As a major deadline for a Colorado River deal draws closer, tensions are still simmering. Arizona water policymakers pointed to some progress in recent talks, but said negotiations between the seven states that use the Colorado River are unlikely to yield an agreement before Feb. 14.
Water leaders from across the state gathered in Phoenix for a meeting of the Arizona Reconsultation Committee. Arizona Gov. Katie Hobbs addressed the group, having recently returned from a meeting in Washington, D.C., that convened federal water officials and governors of the seven Western states that use the Colorado River.
Hobbs said she was “cautiously optimistic” about the direction of those talks.
“We were clearly at an impasse,” she said. “I feel like we're at a place where we can start to move past that now.”
The Colorado River is shrinking at the hands of a 26-year megadrought fueled by climate change. The seven states that use it are on the hook to rein in demand. After more than two years of negotiations, those states remain largely split into two camps: the Upper Basin of Colorado, Utah, Wyoming and New Mexico, and the Lower Basin of Arizona, California and Nevada.
Hobbs said she saw those two groups drawing nearer.
“Nobody wants to end up in litigation,” she said. “We want to find a way to get to a deal. For me, as the governor with the most skin in the game or most water on the table, I felt more heard by the Upper Basin than we've seen in the negotiation so far.”
Any progress, though, does not appear to be enough to help the states reach an agreement before a deadline on Feb. 14, according to Hobbs. She said states are likely to be “on a path to get a deal” by that date.
By forging a deal before that deadline, states would leave federal environmental officials enough time to do the necessary paperwork before officially implementing any changes in October, when the current rules expire.
Colorado River states have blown through previous deadlines without any penalty from the federal government, but as the clock ticks towards October, a late deal may introduce obstacles to getting water-sharing changes approved.
While Hobbs projected optimism about negotiations, some Arizona water leaders laid out a slightly bleaker, albeit hopeful, outlook. Tom Buschatzke, Arizona’s top water negotiator, said he was happy to hear a “willingness” to “continue to negotiate and look for a path forward” from Upper Basin states.
At other junctures during Monday’s meeting, though, he described a reluctance to cut back on water use from those states.
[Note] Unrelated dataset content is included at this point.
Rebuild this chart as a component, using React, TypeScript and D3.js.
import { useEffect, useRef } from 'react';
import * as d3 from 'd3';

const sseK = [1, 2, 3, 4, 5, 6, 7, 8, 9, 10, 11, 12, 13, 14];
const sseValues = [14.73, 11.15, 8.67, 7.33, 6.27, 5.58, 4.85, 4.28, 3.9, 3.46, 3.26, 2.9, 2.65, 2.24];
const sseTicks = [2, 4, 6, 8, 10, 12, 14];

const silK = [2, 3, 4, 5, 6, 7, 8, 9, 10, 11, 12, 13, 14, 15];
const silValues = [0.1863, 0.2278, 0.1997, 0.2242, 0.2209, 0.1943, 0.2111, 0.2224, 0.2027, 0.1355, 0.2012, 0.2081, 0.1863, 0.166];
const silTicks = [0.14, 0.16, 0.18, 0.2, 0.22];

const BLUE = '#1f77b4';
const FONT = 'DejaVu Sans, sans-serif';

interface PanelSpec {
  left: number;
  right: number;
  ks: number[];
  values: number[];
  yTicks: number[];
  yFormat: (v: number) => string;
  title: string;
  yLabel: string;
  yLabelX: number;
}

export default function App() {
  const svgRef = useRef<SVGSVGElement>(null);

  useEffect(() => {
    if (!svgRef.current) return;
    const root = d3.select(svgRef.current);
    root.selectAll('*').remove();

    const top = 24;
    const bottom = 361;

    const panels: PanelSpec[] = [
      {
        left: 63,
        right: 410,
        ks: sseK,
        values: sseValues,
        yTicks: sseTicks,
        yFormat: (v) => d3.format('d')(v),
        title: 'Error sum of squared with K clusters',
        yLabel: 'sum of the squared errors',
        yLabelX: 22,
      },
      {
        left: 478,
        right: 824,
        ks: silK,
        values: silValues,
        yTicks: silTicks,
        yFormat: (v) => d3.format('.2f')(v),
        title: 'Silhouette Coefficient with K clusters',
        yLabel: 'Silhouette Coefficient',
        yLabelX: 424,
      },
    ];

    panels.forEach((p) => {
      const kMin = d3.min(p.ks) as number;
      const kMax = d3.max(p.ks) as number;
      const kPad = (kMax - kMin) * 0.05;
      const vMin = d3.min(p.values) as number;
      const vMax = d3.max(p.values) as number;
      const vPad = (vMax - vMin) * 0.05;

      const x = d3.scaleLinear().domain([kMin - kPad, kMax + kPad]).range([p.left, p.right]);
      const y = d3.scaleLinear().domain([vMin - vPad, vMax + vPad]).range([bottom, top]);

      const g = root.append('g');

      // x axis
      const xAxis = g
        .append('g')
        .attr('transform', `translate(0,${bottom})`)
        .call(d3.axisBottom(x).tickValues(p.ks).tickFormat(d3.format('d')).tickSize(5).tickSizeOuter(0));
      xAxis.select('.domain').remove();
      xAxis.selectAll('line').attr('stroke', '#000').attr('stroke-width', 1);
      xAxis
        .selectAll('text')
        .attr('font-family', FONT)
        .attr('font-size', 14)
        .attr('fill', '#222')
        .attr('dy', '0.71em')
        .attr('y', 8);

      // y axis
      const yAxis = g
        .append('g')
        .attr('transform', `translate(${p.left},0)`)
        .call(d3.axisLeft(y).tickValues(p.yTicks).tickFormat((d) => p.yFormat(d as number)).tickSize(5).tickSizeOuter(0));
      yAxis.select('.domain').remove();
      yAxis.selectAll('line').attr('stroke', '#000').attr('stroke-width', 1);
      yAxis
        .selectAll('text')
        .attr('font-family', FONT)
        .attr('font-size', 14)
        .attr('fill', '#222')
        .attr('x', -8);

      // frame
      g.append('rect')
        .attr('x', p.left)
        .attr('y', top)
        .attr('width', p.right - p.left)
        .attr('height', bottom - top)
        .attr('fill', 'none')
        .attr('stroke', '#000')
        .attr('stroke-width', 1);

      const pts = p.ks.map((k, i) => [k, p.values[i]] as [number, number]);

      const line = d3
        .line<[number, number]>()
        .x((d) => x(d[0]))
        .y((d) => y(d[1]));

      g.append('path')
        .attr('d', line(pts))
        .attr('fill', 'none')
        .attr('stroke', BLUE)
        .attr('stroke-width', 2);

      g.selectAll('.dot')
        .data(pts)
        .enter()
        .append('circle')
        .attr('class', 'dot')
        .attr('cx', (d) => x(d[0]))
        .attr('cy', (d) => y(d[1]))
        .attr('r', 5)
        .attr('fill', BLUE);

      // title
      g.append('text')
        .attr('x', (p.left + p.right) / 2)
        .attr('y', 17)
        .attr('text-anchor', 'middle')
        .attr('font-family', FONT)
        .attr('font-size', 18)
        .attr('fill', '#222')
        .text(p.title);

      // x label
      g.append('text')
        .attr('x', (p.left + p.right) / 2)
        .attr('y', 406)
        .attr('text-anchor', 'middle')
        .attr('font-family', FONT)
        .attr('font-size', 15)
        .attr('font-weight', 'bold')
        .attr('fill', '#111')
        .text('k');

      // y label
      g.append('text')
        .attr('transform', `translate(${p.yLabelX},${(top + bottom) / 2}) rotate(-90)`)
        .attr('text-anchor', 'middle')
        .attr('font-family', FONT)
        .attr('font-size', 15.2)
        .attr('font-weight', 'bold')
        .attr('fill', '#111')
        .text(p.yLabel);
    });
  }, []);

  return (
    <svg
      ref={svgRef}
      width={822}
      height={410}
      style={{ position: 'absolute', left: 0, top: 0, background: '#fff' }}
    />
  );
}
During a conversation with reporters, he said that Upper Basin representatives had told him, on multiple occasions, that they would not be able to cut back on water, even in dry years, while the Lower Basin makes reductions.
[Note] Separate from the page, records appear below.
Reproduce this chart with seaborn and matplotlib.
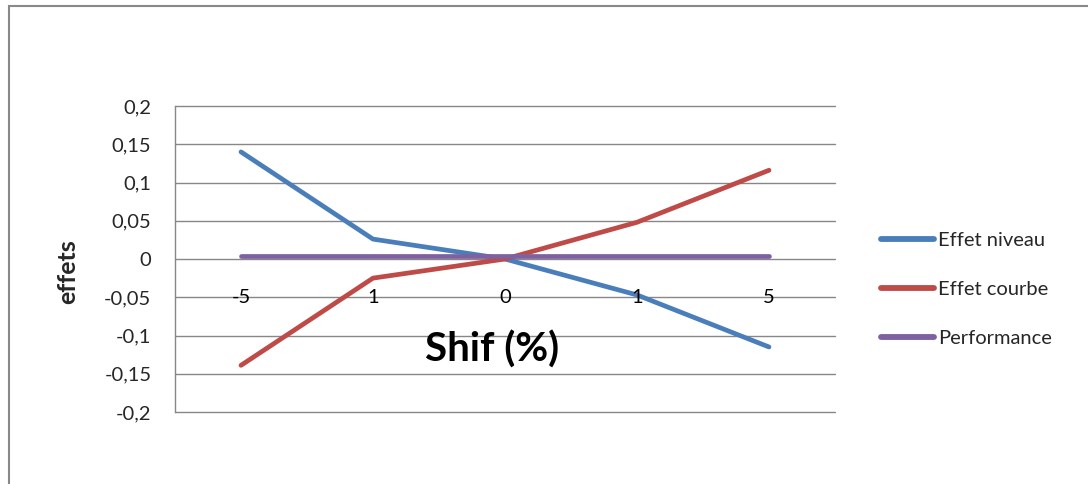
import matplotlib
matplotlib.use("Agg")
import matplotlib.pyplot as plt
from matplotlib.patches import Rectangle
import seaborn as sns
import pandas as pd

# Shift scenarios (category labels) and the effect of each component
categories = ["-5", "1", "0", "1", "5"]
effet_niveau = [0.14, 0.026, 0.0, -0.047, -0.115]
effet_courbe = [-0.139, -0.025, 0.0, 0.048, 0.116]
performance = [0.004, 0.004, 0.004, 0.004, 0.004]
series_names = ["Effet niveau", "Effet courbe", "Performance"]
y_ticks = [0.2, 0.15, 0.1, 0.05, 0, -0.05, -0.1, -0.15, -0.2]

colors = ["#4A7EBB", "#BE4B48", "#7F60A0"]

rows = []
for name, vals in zip(series_names, [effet_niveau, effet_courbe, performance]):
    for i, v in enumerate(vals):
        rows.append({"pos": i, "value": v, "serie": name})
df = pd.DataFrame(rows)

sns.set_style("white")
plt.rcParams["font.family"] = ["Lato", "DejaVu Sans"]

fig = plt.figure(figsize=(10.88, 4.84), dpi=100)
ax = fig.add_axes([175 / 1088, 1 - 412 / 484, 660 / 1088, 306 / 484])

sns.lineplot(data=df, x="pos", y="value", hue="serie", palette=colors,
             hue_order=series_names, sort=False, linewidth=3.4, ax=ax,
             solid_capstyle="round", legend=True)

ax.set_xlim(-0.5, len(categories) - 0.5)
ax.set_ylim(-0.2, 0.2)
ax.set_yticks(y_ticks)
ax.set_yticklabels([f"{t:g}".replace(".", ",") for t in y_ticks], fontsize=14.5)
ax.tick_params(axis="y", length=0, pad=17)
ax.set_xticks([])
ax.grid(axis="y", color="#878787", linewidth=1.0)
for gl in ax.get_ygridlines():
    gl.set_clip_on(False)
ax.set_axisbelow(True)
for s in ["top", "right", "bottom"]:
    ax.spines[s].set_visible(False)
ax.spines["left"].set_color("#878787")
ax.spines["left"].set_linewidth(1.0)

# Category labels sit below the zero line
for i, lab in enumerate(categories):
    ax.text(i, -0.05, lab, ha="center", va="center", fontsize=14.5, color="black")

ax.set_xlabel("")
ax.set_ylabel("effets", fontsize=18, fontweight="bold")
ax.yaxis.set_label_coords(-0.145, 0.46)
ax.text(1.9, -0.119, "Shif (%)", ha="center", va="center", fontsize=29,
        fontweight="bold", color="black")

leg = ax.legend(loc="center left", bbox_to_anchor=(1.058, 0.40), frameon=False,
                fontsize=14.5, handlelength=2.6, handletextpad=0.2,
                labelspacing=1.6, borderaxespad=0)
for line in leg.get_lines():
    line.set_linewidth(4.2)
    line.set_solid_capstyle("round")

# Chart frame
fig.patches.append(Rectangle((9 / 1088, -0.5), 1.2, 1.5 - 6 / 484,
                             transform=fig.transFigure, fill=False,
                             edgecolor="#898989", linewidth=1.5))

fig.savefig("out.png", dpi=100, facecolor="white")
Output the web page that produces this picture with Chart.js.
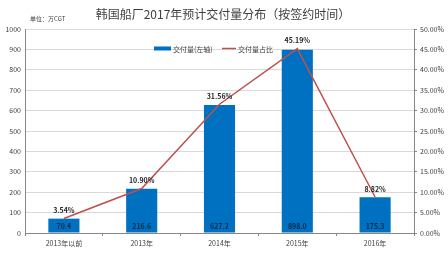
<!DOCTYPE html>
<html>
<head>
<meta charset="utf-8">
<script src="https://cdn.jsdelivr.net/npm/chart.js@4/dist/chart.umd.min.js"></script>
<style>
  html, body { margin: 0; padding: 0; background: #fff; }
  canvas { display: block; }
</style>
</head>
<body>
<canvas id="shipChart" width="448" height="255"></canvas>
<script>
var years = ["2013年以前", "2013年", "2014年", "2015年", "2016年"];
var delivered = [70.4, 216.6, 627.2, 898.0, 175.3];   // 万CGT
var share = [3.54, 10.90, 31.56, 45.19, 8.82];         // %

var cjk = '"Noto Sans CJK SC", "Noto Sans", sans-serif';
var barColor = "#0070c0";
var lineColor = "#c0504d";

// title, unit, legend and the value labels
var annotate = {
    id: 'annotate',
    afterDatasetsDraw: function (chart) {
        var ctx = chart.ctx;
        ctx.save();

        ctx.fillStyle = "#404040";
        ctx.font = "12px " + cjk;
        ctx.textAlign = "center";
        ctx.textBaseline = "middle";
        ctx.fillText("韩国船厂2017年预计交付量分布（按签约时间）", 223, 14);

        ctx.font = "6px " + cjk;
        ctx.textAlign = "left";
        ctx.fillText("单位：万CGT", 30, 19);

        // legend
        ctx.font = "7px " + cjk;
        ctx.fillStyle = barColor;
        ctx.fillRect(154, 46.5, 17, 4);
        ctx.fillStyle = "#404040";
        ctx.fillText("交付量(左轴)", 173, 49);
        ctx.strokeStyle = lineColor;
        ctx.lineWidth = 1.5;
        ctx.beginPath();
        ctx.moveTo(222, 48.5);
        ctx.lineTo(236, 48.5);
        ctx.stroke();
        ctx.fillText("交付量占比", 238, 49);

        // bar values inside the bars
        var bars = chart.getDatasetMeta(0).data;
        ctx.font = "bold 7px " + cjk;
        ctx.textAlign = "center";
        ctx.fillStyle = "#14284a";
        bars.forEach(function (b, i) {
            ctx.fillText(delivered[i].toFixed(1), b.x, chart.scales.y.bottom - 7);
        });

        // percentages above the line points
        var pts = chart.getDatasetMeta(1).data;
        ctx.fillStyle = "#262626";
        pts.forEach(function (p, i) {
            ctx.fillText(share[i].toFixed(2) + "%", p.x, p.y - 8);
        });
        ctx.restore();
    }
};

var ctx = document.getElementById('shipChart').getContext('2d');
var chart = new Chart(ctx, {
    type: 'bar',
    data: {
        labels: years,
        datasets: [
            {
                label: "交付量(左轴)",
                data: delivered,
                backgroundColor: barColor,
                borderWidth: 0,
                categoryPercentage: 1.0,
                barPercentage: 0.4,
                yAxisID: 'y',
                order: 2
            },
            {
                type: 'line',
                label: "交付量占比",
                data: share,
                borderColor: lineColor,
                borderWidth: 1.5,
                pointRadius: 0,
                tension: 0,
                fill: false,
                yAxisID: 'y1',
                order: 1
            }
        ]
    },
    options: {
        responsive: false,
        animation: { duration: 0 },
        layout: { padding: { top: 29, left: 0, right: 0, bottom: 0 } },
        plugins: {
            legend: { display: false },
            title: { display: false },
            tooltip: { enabled: false }
        },
        scales: {
            x: {
                grid: { display: true, drawOnChartArea: false, tickLength: 3, offset: true, color: "#868686" },
                border: { color: "#868686" },
                ticks: { color: "#404040", font: { size: 7, family: cjk }, padding: 3, maxRotation: 0 },
                afterFit: function (s) { s.height = 22; }
            },
            y: {
                position: 'left',
                min: 0,
                max: 1000,
                ticks: {
                    stepSize: 100,
                    autoSkip: false,
                    color: "#404040",
                    font: { size: 7, family: cjk },
                    padding: 4,
                    callback: function (v) { return String(v); }
                },
                grid: { color: "#d9d9d9", drawTicks: false },
                border: { color: "#868686" },
                afterFit: function (s) { s.width = 25; }
            },
            y1: {
                position: 'right',
                min: 0,
                max: 50,
                ticks: {
                    stepSize: 5,
                    autoSkip: false,
                    color: "#404040",
                    font: { size: 7, family: cjk },
                    padding: 3,
                    callback: function (v) { return v.toFixed(2) + "%"; }
                },
                grid: { drawOnChartArea: false, tickLength: 3, color: "#868686" },
                border: { color: "#868686" },
                afterFit: function (s) { s.width = 34; }
            }
        }
    },
    plugins: [annotate]
});
</script>
</body>
</html>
“We're doing 800,000 or 900,000 acre-feet a year of reductions,” Buschatzke said. "And you're telling me you can't do 50,000? You might not be able to do anything because it's so dry? I just have a hard time wrapping my head around that outcome.”
An acre-foot is the amount of water needed to fill one acre of land to a height of one foot. One acre-foot generally provides enough water for one to two households for a year.
Buschatzke said he does not know exactly what will happen if the states fail to meet the Feb. 14 deadline, but said the federal government would likely give them more time if they were able to agree on the early makings of a deal.
“They are pushing us hard to try to get to a consensus in concept if not a consensus in writing,” he said.
As the stalemate drags on, the drought situation is only getting worse. In the Upper Basin, where most of the river begins as mountain snow, numbers are grim. Snow totals for early February are the lowest they have ever been since recordkeeping began in 1986.
Barring a big surge in snow later this winter, current conditions are expected to strain major reservoirs this summer. Hobbs and other officials called on the federal government to tap into a strategic reserve of water in Upper Basin reservoirs to help make sure that Lower Basin states receive the amount of water they are legally owed amid the dry times.